(Source code of charts)

-- start --

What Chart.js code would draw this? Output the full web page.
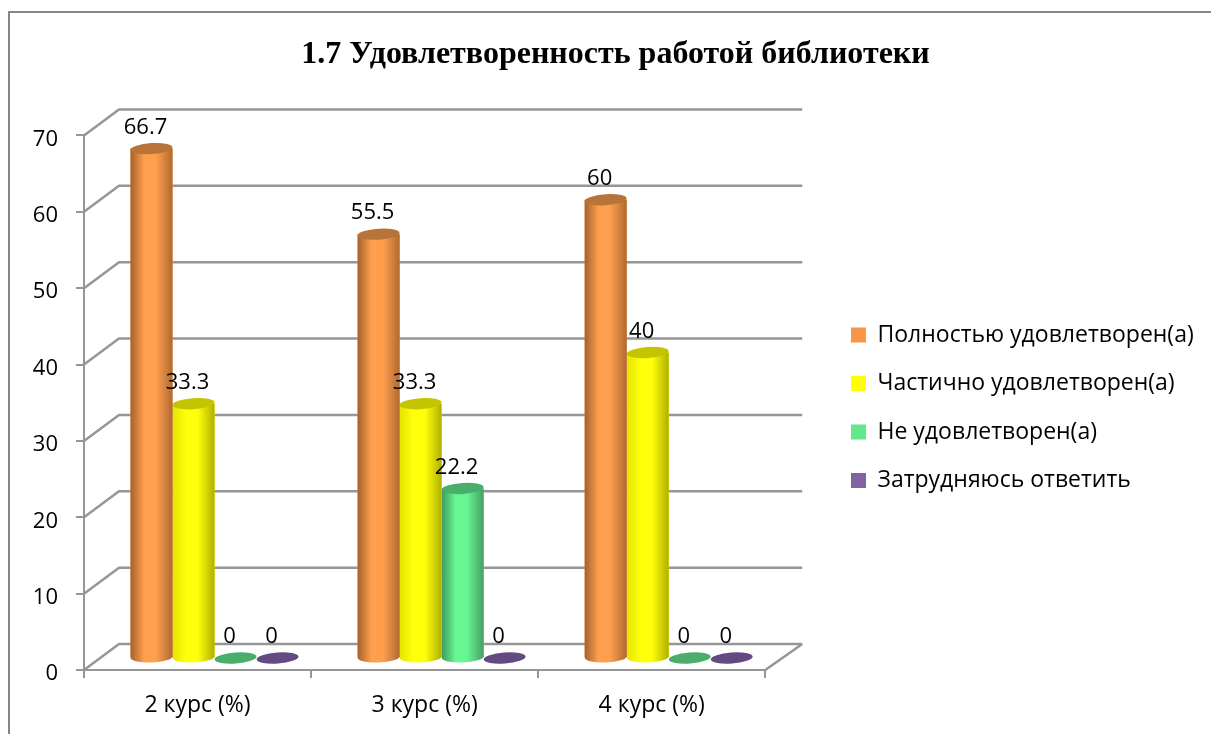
<!DOCTYPE html>
<html lang="ru">
<head>
<meta charset="utf-8">
<title>1.7 Удовлетворенность работой библиотеки</title>
<script src="https://cdn.jsdelivr.net/npm/chart.js@4"></script>
<style>
    html, body { margin: 0; padding: 0; background: #fff; overflow: hidden; }
    #wrap { width: 1211px; height: 734px; position: relative; }
</style>
</head>
<body>
<div id="wrap"><canvas id="library-chart"></canvas></div>
<script>
const courses = ['2 курс (%)', '3 курс (%)', '4 курс (%)'];
const fullySatisfied = [66.7, 55.5, 60];
const partlySatisfied = [33.3, 33.3, 40];
const notSatisfied = [0, 22.2, 0];
const hardToSay = [0, 0, 0];

const seriesNames = ['Полностью удовлетворен(а)', 'Частично удовлетворен(а)', 'Не удовлетворен(а)', 'Затрудняюсь ответить'];
const seriesValues = [fullySatisfied, partlySatisfied, notSatisfied, hardToSay];

// flat, left edge, light middle, right edge, top ellipse
const shades = [
    ['#f79646', '#a4622c', '#ff9f4e', '#b06a30', '#b8733a'],
    ['#ffff00', '#e4e400', '#ffff0a', '#b0b000', '#c4c400'],
    ['#63e68c', '#3f9a5c', '#66f792', '#479f63', '#4bad6a'],
    ['#8064a2', '#553f6e', '#8a6cae', '#553f6e', '#634a80']
];

const GRID = '#969696';
const FONT = '"Open Sans", sans-serif';

// псевдо-3D: сдвиг задней стенки и середины глубины
const WALL_DX = 35, WALL_DY = -26;
const BAR_DX = 17, BAR_DY = -12;

const walls3d = {
    id: 'walls3d',
    afterLayout(chart) {
        // заголовок и легенда стоят не там, где их ставит раскладка
        chart.titleBlock.left = 9;
        chart.titleBlock.right = 1222;
        const legend = chart.legend;
        legend.left = 851 - 25.5;
        legend.right = 1211;
        legend.top = 298;
    },
    beforeDraw(chart) {
        const ctx = chart.ctx;
        ctx.save();
        ctx.strokeStyle = '#868686';
        ctx.lineWidth = 2;
        ctx.strokeRect(9, 12, 1300, 900);
        ctx.restore();
    },
    beforeDatasetsDraw(chart) {
        const ctx = chart.ctx;
        const { left, right } = chart.chartArea;
        const y = chart.scales.y;
        ctx.save();
        ctx.strokeStyle = GRID;
        ctx.lineWidth = 2.5;
        ctx.beginPath();
        y.ticks.forEach(t => {
            const py = y.getPixelForValue(t.value);
            ctx.moveTo(left, py);
            ctx.lineTo(left + WALL_DX, py + WALL_DY);
            ctx.lineTo(right + WALL_DX + 2, py + WALL_DY);
        });
        const base = y.getPixelForValue(0);
        ctx.moveTo(right, base);
        ctx.lineTo(right + WALL_DX + 2, base + WALL_DY);
        ctx.stroke();
        ctx.restore();
    },
    beforeDatasetDraw(chart) {
        chart.ctx.save();
        chart.ctx.translate(BAR_DX, BAR_DY);
    },
    afterDatasetDraw(chart, args) {
        const ctx = chart.ctx;
        const [, leftEdge, light, rightEdge, top] = shades[args.index];
        args.meta.data.forEach(bar => {
            const half = bar.width / 2;
            const ry = 5.5;
            const g = ctx.createLinearGradient(bar.x - half, 0, bar.x + half, 0);
            g.addColorStop(0, leftEdge);
            g.addColorStop(0.33, light);
            g.addColorStop(0.6, light);
            g.addColorStop(1, rightEdge);
            ctx.fillStyle = g;
            if (bar.base - bar.y > 0.5) {
                ctx.fillRect(bar.x - half, bar.y, bar.width, bar.base - bar.y);
                ctx.beginPath();
                ctx.ellipse(bar.x, bar.base, half, ry, -0.04, 0, Math.PI * 2);
                ctx.fill();
            }
            ctx.fillStyle = top;
            ctx.beginPath();
            ctx.ellipse(bar.x, bar.y, half, ry, -0.07, 0, Math.PI * 2);
            ctx.fill();
        });
        ctx.restore();
    },
    afterDatasetsDraw(chart) {
        const ctx = chart.ctx;
        ctx.save();
        ctx.fillStyle = '#000';
        ctx.font = '22px ' + FONT;
        ctx.textAlign = 'center';
        ctx.textBaseline = 'middle';
        chart.data.datasets.forEach((ds, i) => {
            chart.getDatasetMeta(i).data.forEach((bar, j) => {
                ctx.fillText(String(ds.data[j]), bar.x + BAR_DX - 6, bar.y + BAR_DY - 21);
            });
        });
        ctx.restore();
    }
};

new Chart(document.getElementById('library-chart'), {
    type: 'bar',
    data: {
        labels: courses,
        datasets: seriesNames.map((name, i) => ({
            label: name,
            data: seriesValues[i],
            backgroundColor: shades[i][0],
            borderWidth: 0,
            categoryPercentage: 0.74,
            barPercentage: 1,
            clip: false
        }))
    },
    options: {
        responsive: true,
        maintainAspectRatio: false,
        animation: false,
        // легенда получает четверть ширины, так правый край области = 765
        layout: { padding: { left: 10, right: 194 } },
        plugins: {
            tooltip: { enabled: false },
            title: {
                display: true,
                text: '1.7 Удовлетворенность работой библиотеки',
                color: '#000',
                font: { family: '"Liberation Serif", serif', size: 32, weight: 'bold', lineHeight: 1.2 },
                padding: { top: 36, bottom: 61 }
            },
            legend: {
                position: 'right',
                align: 'start',
                labels: {
                    color: '#000',
                    boxWidth: 15,
                    boxHeight: 15,
                    padding: 25.5,
                    font: { family: FONT, size: 23 }
                }
            }
        },
        scales: {
            x: {
                grid: { color: GRID, lineWidth: 2, drawOnChartArea: false, tickLength: 8 },
                border: { color: GRID, width: 2 },
                ticks: { color: '#000', padding: 14, font: { family: FONT, size: 23 } },
                afterFit(scale) { scale.height = 64; }
            },
            y: {
                min: 0,
                max: 70,
                grid: { color: GRID, lineWidth: 2, drawOnChartArea: false, tickLength: 8 },
                border: { color: GRID, width: 2 },
                ticks: { stepSize: 10, color: '#000', padding: 18, labelOffset: 4, font: { family: FONT, size: 22 } },
                afterFit(scale) { scale.width = 74; }
            }
        }
    },
    plugins: [walls3d]
});
</script>
</body>
</html>
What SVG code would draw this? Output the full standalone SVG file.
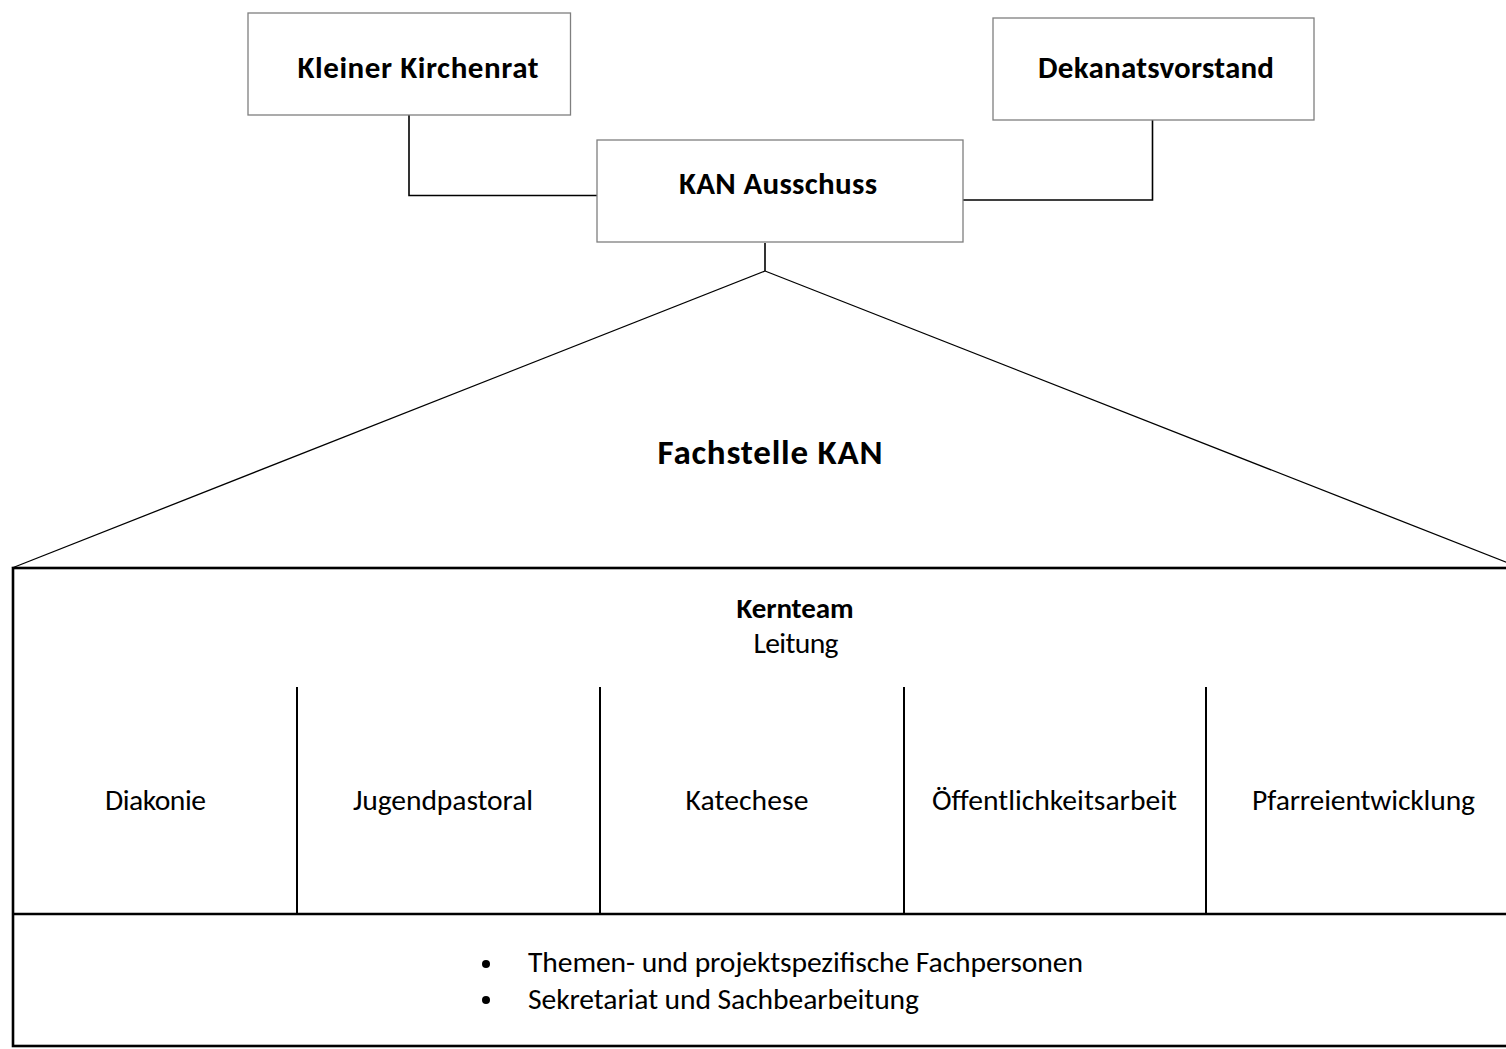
<svg xmlns="http://www.w3.org/2000/svg" width="1506" height="1049" viewBox="0 0 1506 1049">
<style>
  .box { fill: #ffffff; stroke: #7f7f7f; stroke-width: 1.3; }
  .conn { fill: none; stroke: #000000; stroke-width: 1.6; }
  .tri { fill: none; stroke: #000000; stroke-width: 1.3; }
  .frame { fill: none; stroke: #000000; stroke-width: 2.6; }
  .div { fill: none; stroke: #000000; stroke-width: 2; }
  text { font-family: Carlito, Lato, "Open Sans", sans-serif; fill: #000000; }
  .b { font-weight: bold; font-size: 31px; }
  .big { font-weight: bold; font-size: 35px; }
  .r { font-size: 29.6px; }
</style>
<rect width="1506" height="1049" fill="#ffffff"/>
<g id="connectors">
  <polyline class="conn" points="409,115 409,195.5 597,195.5"/>
  <polyline class="conn" points="1152.5,120 1152.5,200 963,200"/>
  <line class="conn" x1="765" y1="243" x2="765" y2="271"/>
  <line class="tri" x1="765" y1="271" x2="12" y2="568"/>
  <line class="tri" x1="765" y1="271" x2="1521" y2="568"/>
</g>
<g id="kleiner-kirchenrat">
  <rect class="box" x="248" y="13" width="322.5" height="102"/>
  <text class="b" x="418" y="78" text-anchor="middle" textLength="241">Kleiner Kirchenrat</text>
</g>
<g id="dekanatsvorstand">
  <rect class="box" x="993" y="18" width="321" height="102"/>
  <text class="b" x="1156" y="78" text-anchor="middle" textLength="236">Dekanatsvorstand</text>
</g>
<g id="kan-ausschuss">
  <rect class="box" x="597" y="140" width="366" height="102"/>
  <text class="b" x="778" y="194" text-anchor="middle" textLength="198">KAN Ausschuss</text>
</g>
<g id="fachstelle-kan">
  <text class="big" x="770" y="464" text-anchor="middle" textLength="225">Fachstelle KAN</text>
</g>
<g id="kernteam">
  <rect class="frame" x="13" y="568" width="1500" height="478"/>
  <line class="frame" x1="13" y1="914" x2="1510" y2="914"/>
  <text class="b" x="795" y="618" text-anchor="middle" textLength="117" style="font-size:29px">Kernteam</text>
  <text class="r" x="796" y="653" text-anchor="middle" textLength="85">Leitung</text>
</g>
<g id="fachbereiche">
  <line class="div" x1="297" y1="687" x2="297" y2="914"/>
  <line class="div" x1="600" y1="687" x2="600" y2="914"/>
  <line class="div" x1="904" y1="687" x2="904" y2="914"/>
  <line class="div" x1="1206" y1="687" x2="1206" y2="914"/>
  <text class="r" x="155.5" y="810" text-anchor="middle" textLength="101">Diakonie</text>
  <text class="r" x="443" y="810" text-anchor="middle" textLength="180">Jugendpastoral</text>
  <text class="r" x="747" y="810" text-anchor="middle" textLength="123">Katechese</text>
  <text class="r" x="1054.5" y="810" text-anchor="middle" textLength="245">Öffentlichkeitsarbeit</text>
  <text class="r" x="1363.5" y="810" text-anchor="middle" textLength="223">Pfarreientwicklung</text>
</g>
<g id="fachpersonen">
  <circle cx="486" cy="964" r="4"/>
  <circle cx="486" cy="1000" r="4"/>
  <text class="r" x="528" y="972" textLength="555">Themen- und projektspezifische Fachpersonen</text>
  <text class="r" x="528" y="1009" textLength="391">Sekretariat und Sachbearbeitung</text>
</g>
</svg>
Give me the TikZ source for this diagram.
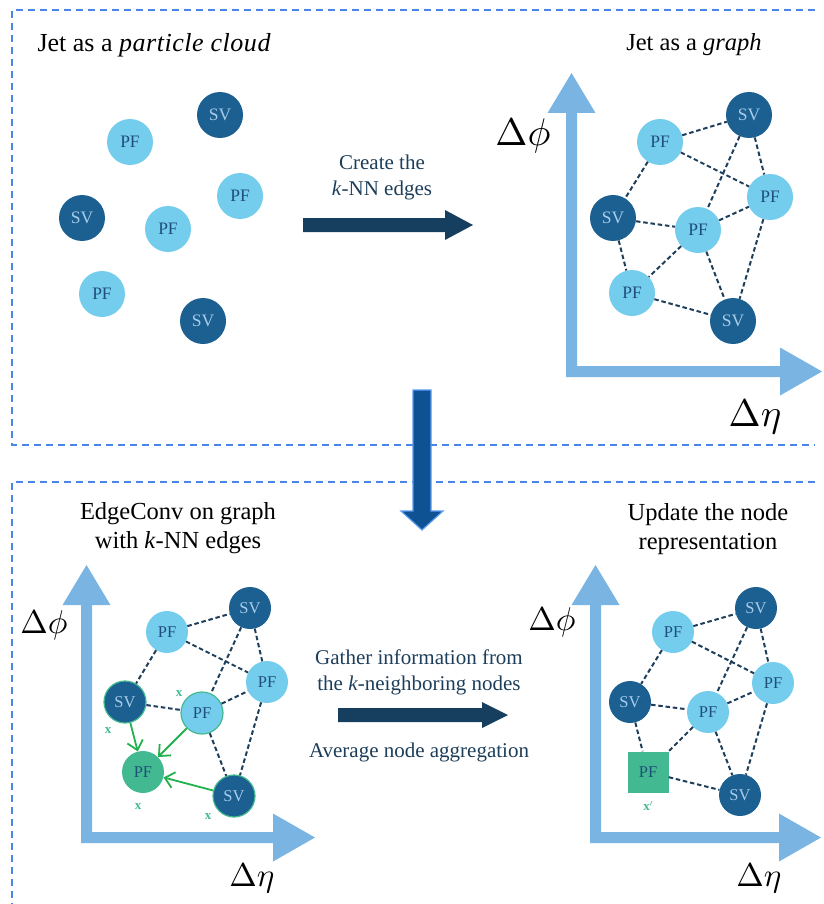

-- end --

:: DIRECTIVE ::
Go through the listing above and return every line where the word "Output" occurs.

:: ANSWER TO THE PROBLEM ::
What Chart.js code would draw this? Output the full web page.
What SVG code would draw this? Output the full standalone SVG file.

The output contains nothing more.